In The Economic and Philosophic Manuscripts of 1844, Marx emphasizes that the use-value of a labour-product is practical and objectively determined; that is, it inheres in the intrinsic characteristics of a product that enable it to satisfy a human need or want. The use-value of a product therefore exists as a material reality according to social needs regardless of the individual need of any particular person. The use-value of a commodity is specifically a social use-value, meaning that it has a generally accepted use-value for others in society, and not just for the producer.[citation needed]

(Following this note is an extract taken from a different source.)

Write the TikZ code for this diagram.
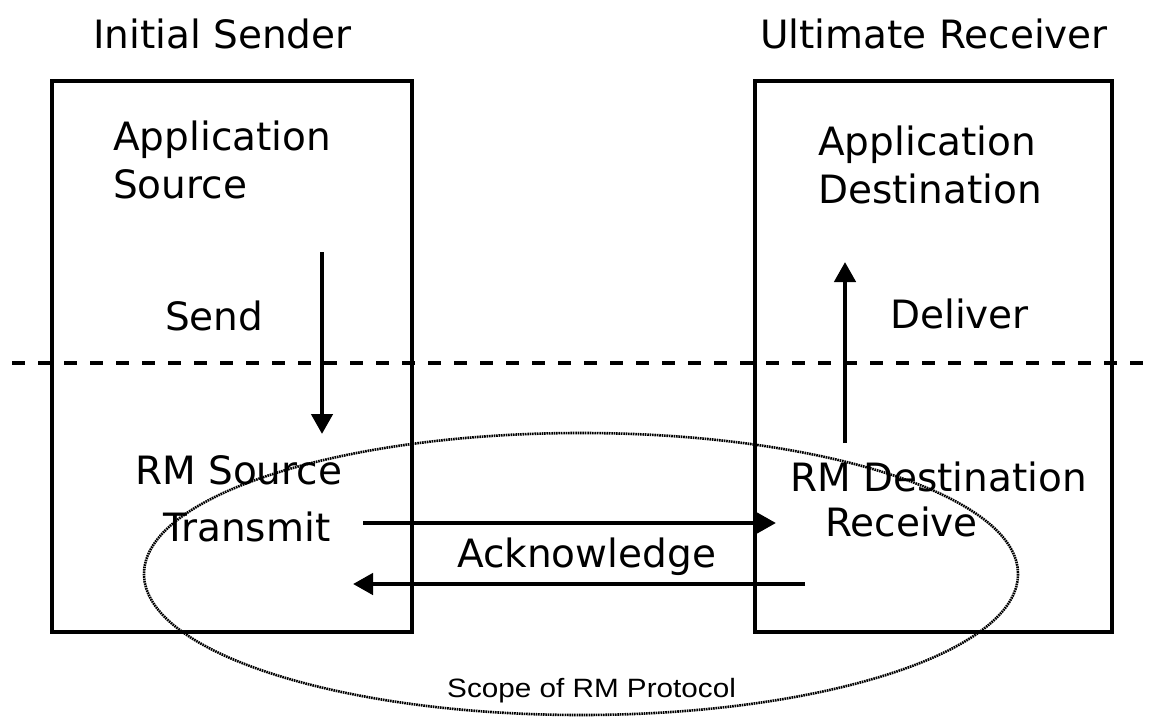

Marx first defines use-value precisely in A Contribution to the Critique of Political Economy (1859) where he explains:

To begin with, a commodity, in the language of the English economists, is 'any thing necessary, useful or pleasant in life,' an object of human wants, a means of existence in the widest sense of the term. Use-value as an aspect of the commodity coincides with the physical palpable existence of the commodity. Wheat, for example, is a distinct use-value differing from the use-values of cotton, glass, paper, etc. A use-value has value only in use, and is realized only in the process of consumption. One and the same use-value can be used in various ways. But the extent of its possible application is limited by its existence as an object with distinct properties. It is, moreover, determined not only qualitatively but also quantitatively. Different use-values have different measures appropriate to their physical characteristics; for example, a bushel of wheat, a quire of paper, a yard of linen. Whatever its social form may be, wealth always consists of use-values, which in the first instance are not affected by this form. From the taste of wheat it is not possible to tell who produced it, a Russian serf, a French peasant or an English capitalist. Although use-values serve social needs and therefore exist within the social framework, they do not express the social relations of production. For instance, let us take as a use-value a commodity such as a diamond. We cannot tell by looking at it that the diamond is a commodity. Where it serves as an aesthetic or mechanical use-value, on the neck of a courtesan or in the hand of a glass-cutter, it is a diamond and not a commodity. To be a use-value is evidently a necessary prerequisite of the commodity, but it is immaterial to the use-value whether it is a commodity. Use-value as such, since it is independent of the determinate economic form, lies outside the sphere of investigation of political economy. It belongs in this sphere only when it is itself a determinate form. Use-value is the immediate physical entity in which a definite economic relationship—exchange-value—is expressed.

The concept is also introduced at the beginning of Das Kapital, where Marx writes, but in the extract below he holds it up as a critique of Hegel's liberal "Philosophy of Right". He remained a sharp critic of what was to the Marxian view a destructive philosophy:

The utility of a thing makes it a use value. But this utility is not a thing of air. Being limited by the physical properties of the commodity, it has no existence apart from that commodity. A commodity, such as iron, corn, or a diamond, is therefore, so far as it is a material thing, a use value, something useful. This property of a commodity is independent of the amount of labour required to appropriate its useful qualities. When treating of use value, we always assume to be dealing with definite quantities, such as dozens of watches, yards of linen, or tons of iron. The use values of commodities furnish the material for a special study, that of the commercial knowledge of commodities. Use values become a reality only by use or consumption: they also constitute the substance of all wealth, whatever may be the social form of that wealth. In the form of society we are about to consider, they are, in addition, the material depositories of exchange value."